Title:  The Christmas Quilt
Author:  Jennifer Chiaverini
Pages:  225
Genre:  Fiction
Source:  Library
What you'll love:  A nice "simpler times" feel.
What will bug you:  Slightly hokey.
 
The Christmas Quilt is the eighth book in the "Elm Creek Quilts" series.  It's Christmas Eve at Elm Creek Manor and although Sylvia Bergstrom Compson would like a quiet holiday, her young friend and business partner/roommate, Sarah, has other plans.  While going through boxes of Christmas decorations, Sarah discovers a partially completed Christmas quilt.  Sylvia recalls events surrounding the beginning of the quilt, along with the joys and hardships of the times.  

So I've said this before.  This series is not part of my usual genre.  However... my Gram loves these books, so I'm going through the series so we can talk books together.  I often give her suggestions (which she usually takes) so I feel it's only fair to do the same!  

I actually like this series.  When I was a young girl, I really enjoyed the "Laura Ingalls Wilder" series.  (And when I say "enjoyed" I really mean loved.)  In retrospect, I loved the Laura Ingalls Wilder series partly because it captured so beautifully a simpler time.  I liked reading about the older traditions - and there was a time when I thought I would have fit in perfectly in that time period.  I've since changed my mind, mostly because as an adult I'm way too pro women's rights to fit in anymore.  I also become more of a wise-ass by the day - so that's a problem as well.  

The Elm Creek Quilt novels touch my heart in the same way.  The books are centered around Sylvia (the owner of Elm Creek Manor) and her friend, Sarah.  Sarah and her husband, Matt, live at Elm Creek Manor with Sylvia - Matt is a groundskeeper, and Sarah helps Sylvia run a quilting camp.  Although Sylvia, Sarah and Matt are living in present day, the bulk of this novel is told through Sylvia's recollections.  In The Christmas Quilt, Sylvia's recollections are mainly in the 1930's and 1940's.  (Grammy loved it, proclaiming that that was indeed the best generation.)  

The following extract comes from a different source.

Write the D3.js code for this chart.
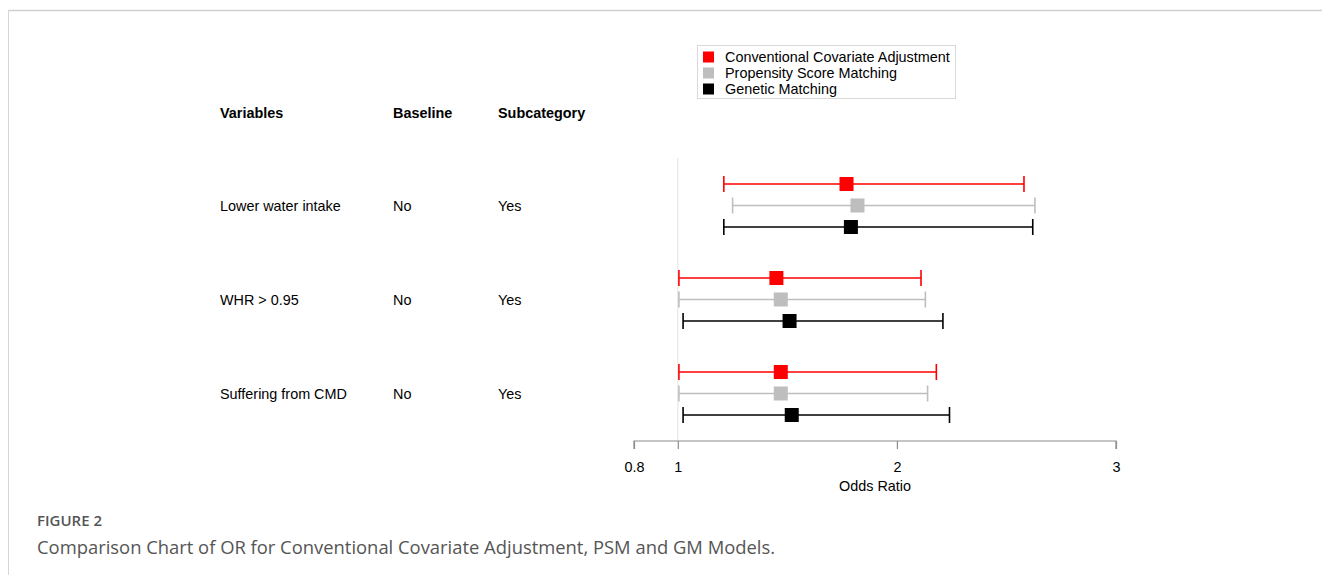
<!DOCTYPE html>
<html>
<head>
<meta charset="utf-8">
<script src="https://cdn.jsdelivr.net/npm/d3@7"></script>
<style>
  html, body { margin: 0; padding: 0; background: #fff; }
  svg { display: block; }
</style>
</head>
<body>
<svg id="chart" width="1322" height="575"></svg>
<script>
// ---------------- data ----------------
const variables   = ["Lower water intake", "WHR > 0.95", "Suffering from CMD"];
const baselines   = ["No", "No", "No"];
const subcats     = ["Yes", "Yes", "Yes"];
const seriesNames = ["Conventional Covariate Adjustment", "Propensity Score Matching", "Genetic Matching"];
// odds ratio point estimates per series (order of variables)
const orCCA   = [1.77, 1.45, 1.47];
const orPSM   = [1.82, 1.47, 1.47];
const orGM    = [1.79, 1.51, 1.52];
// lower 95% CI
const lowCCA  = [1.21, 1.005, 1.005];
const lowPSM  = [1.25, 1.005, 1.005];
const lowGM   = [1.21, 1.024, 1.024];
// upper 95% CI
const highCCA = [2.58, 2.11, 2.18];
const highPSM = [2.63, 2.13, 2.14];
const highGM  = [2.62, 2.21, 2.24];
const tickValues = [0.8, 1, 2, 3];
const headers = ["Variables", "Baseline", "Subcategory"];
const axisTitle = "Odds Ratio";
const figLabel = "FIGURE 2";
const caption = "Comparison Chart of OR for Conventional Covariate Adjustment, PSM and GM Models.";

// ---------------- build ----------------
const seriesColors = ["#ff0000", "#bebebe", "#000000"];
const estimates = [orCCA, orPSM, orGM];
const lows = [lowCCA, lowPSM, lowGM];
const highs = [highCCA, highPSM, highGM];

const rows = [];
variables.forEach((v, i) => {
  seriesNames.forEach((s, j) => {
    rows.push({ variable: v, series: s, color: seriesColors[j],
                or: estimates[j][i], lo: lows[j][i], hi: highs[j][i] });
  });
});

const svg = d3.select("#chart");
const FONT = "'Liberation Sans', Arial, Helvetica, sans-serif";
const FS = 14.4;

// page frame
svg.append("line").attr("x1", 8).attr("x2", 1322).attr("y1", 10.5).attr("y2", 10.5)
  .attr("stroke", "#cfcfcf").attr("stroke-width", 1.5);
svg.append("line").attr("x1", 8.5).attr("x2", 8.5).attr("y1", 10).attr("y2", 575)
  .attr("stroke", "#d6d6d6").attr("stroke-width", 1);

const x = d3.scaleLinear().domain([0.8, 3]).range([634, 1116]);
const yVar = d3.scalePoint().domain(variables).range([206, 394]);
const ySer = d3.scalePoint().domain(seriesNames).range([-22, 21]);

// column text positions
const colX = { var: 220, base: 393, sub: 498 };

// headers
const hdrX = [colX.var, colX.base, colX.sub];
svg.append("g").selectAll("text").data(headers).join("text")
  .attr("x", (d, i) => hdrX[i]).attr("y", 113).attr("dy", "0.35em")
  .attr("font-family", FONT).attr("font-size", FS).attr("font-weight", "bold")
  .attr("fill", "#000").text(d => d);

// row texts
const rowG = svg.append("g");
variables.forEach((v, i) => {
  const yy = yVar(v);
  [[colX.var, v], [colX.base, baselines[i]], [colX.sub, subcats[i]]].forEach(([xx, t]) => {
    rowG.append("text").attr("x", xx).attr("y", yy).attr("dy", "0.35em")
      .attr("font-family", FONT).attr("font-size", FS).attr("fill", "#000").text(t);
  });
});

// reference line at OR = 1
svg.append("line").attr("x1", x(1)).attr("x2", x(1)).attr("y1", 158).attr("y2", 441)
  .attr("stroke", "#e3e3e3").attr("stroke-width", 1);

// axis
const axisG = svg.append("g").attr("transform", "translate(0,441)")
  .call(d3.axisBottom(x).tickValues(tickValues).tickFormat(d3.format("~g"))
        .tickSize(8).tickSizeOuter(0).tickPadding(13));
axisG.select(".domain").attr("stroke", "#8c8c8c").attr("stroke-width", 1.2);
axisG.selectAll(".tick line").attr("stroke", "#8c8c8c").attr("stroke-width", 1.2);
axisG.selectAll(".tick text").attr("font-family", FONT).attr("font-size", FS).attr("fill", "#000");
axisG.selectAll(".domain").attr("d", `M${x(0.8)},8V0H${x(3)}V8`);

svg.append("text").attr("x", (x(0.8) + x(3)) / 2).attr("y", 486).attr("dy", "0.35em")
  .attr("text-anchor", "middle").attr("font-family", FONT).attr("font-size", FS)
  .attr("fill", "#000").text(axisTitle);

// CI lines
const cap = 8, sq = 14;
const marks = svg.append("g");
const g = marks.selectAll("g.ci").data(rows).join("g").attr("class", "ci")
  .attr("transform", d => `translate(0,${yVar(d.variable) + ySer(d.series)})`);
g.append("line").attr("x1", d => x(d.lo)).attr("x2", d => x(d.hi)).attr("y1", 0).attr("y2", 0)
  .attr("stroke", d => d.color).attr("stroke-width", 1.4);
g.append("line").attr("x1", d => x(d.lo)).attr("x2", d => x(d.lo)).attr("y1", -cap).attr("y2", cap)
  .attr("stroke", d => d.color).attr("stroke-width", 1.6);
g.append("line").attr("x1", d => x(d.hi)).attr("x2", d => x(d.hi)).attr("y1", -cap).attr("y2", cap)
  .attr("stroke", d => d.color).attr("stroke-width", 1.6);
g.append("rect").attr("x", d => x(d.or) - sq / 2).attr("y", -sq / 2)
  .attr("width", sq).attr("height", sq).attr("fill", d => d.color);

// legend
const leg = svg.append("g");
leg.append("rect").attr("x", 697.5).attr("y", 45.5).attr("width", 258).attr("height", 53)
  .attr("fill", "#fff").attr("stroke", "#d9d9d9").attr("stroke-width", 1);
const legY = d3.scalePoint().domain(seriesNames).range([57, 89]);
seriesNames.forEach((s, j) => {
  leg.append("rect").attr("x", 703).attr("y", legY(s) - 5.5).attr("width", 11).attr("height", 11)
    .attr("fill", seriesColors[j]);
  leg.append("text").attr("x", 725).attr("y", legY(s)).attr("dy", "0.35em")
    .attr("font-family", FONT).attr("font-size", FS).attr("fill", "#000").text(s);
});

// caption
svg.append("text").attr("x", 37).attr("y", 526)
  .attr("font-family", "'Open Sans', 'Noto Sans', sans-serif").attr("font-size", 15)
  .attr("font-weight", 600).attr("fill", "#555").text(figLabel);
svg.append("text").attr("x", 37).attr("y", 554)
  .attr("font-family", "'Open Sans', 'Noto Sans', sans-serif").attr("font-size", 18.4)
  .attr("font-weight", 400).attr("fill", "#555").text(caption);
</script>
</body>
</html>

I really like reading about the old Christmas traditions, and I enjoy all the quilting stuff that gets mixed in.  My Mother went to school out in Colorado as an art major - with a focus in fabric art (textiles, weaving, spinning, knitting, etc.) so I am familiar with terms used in the book.  


I'll admit that the story is kind of hokey - but there's a certain charm to it as well.  You may want to check out this series, especially if you're into quilting and all that.  As with any series, I like to start at the beginning - The Quilter's Apprentice.  


I checked out book nine too - and then I'll be caught up to Gram-a-roo!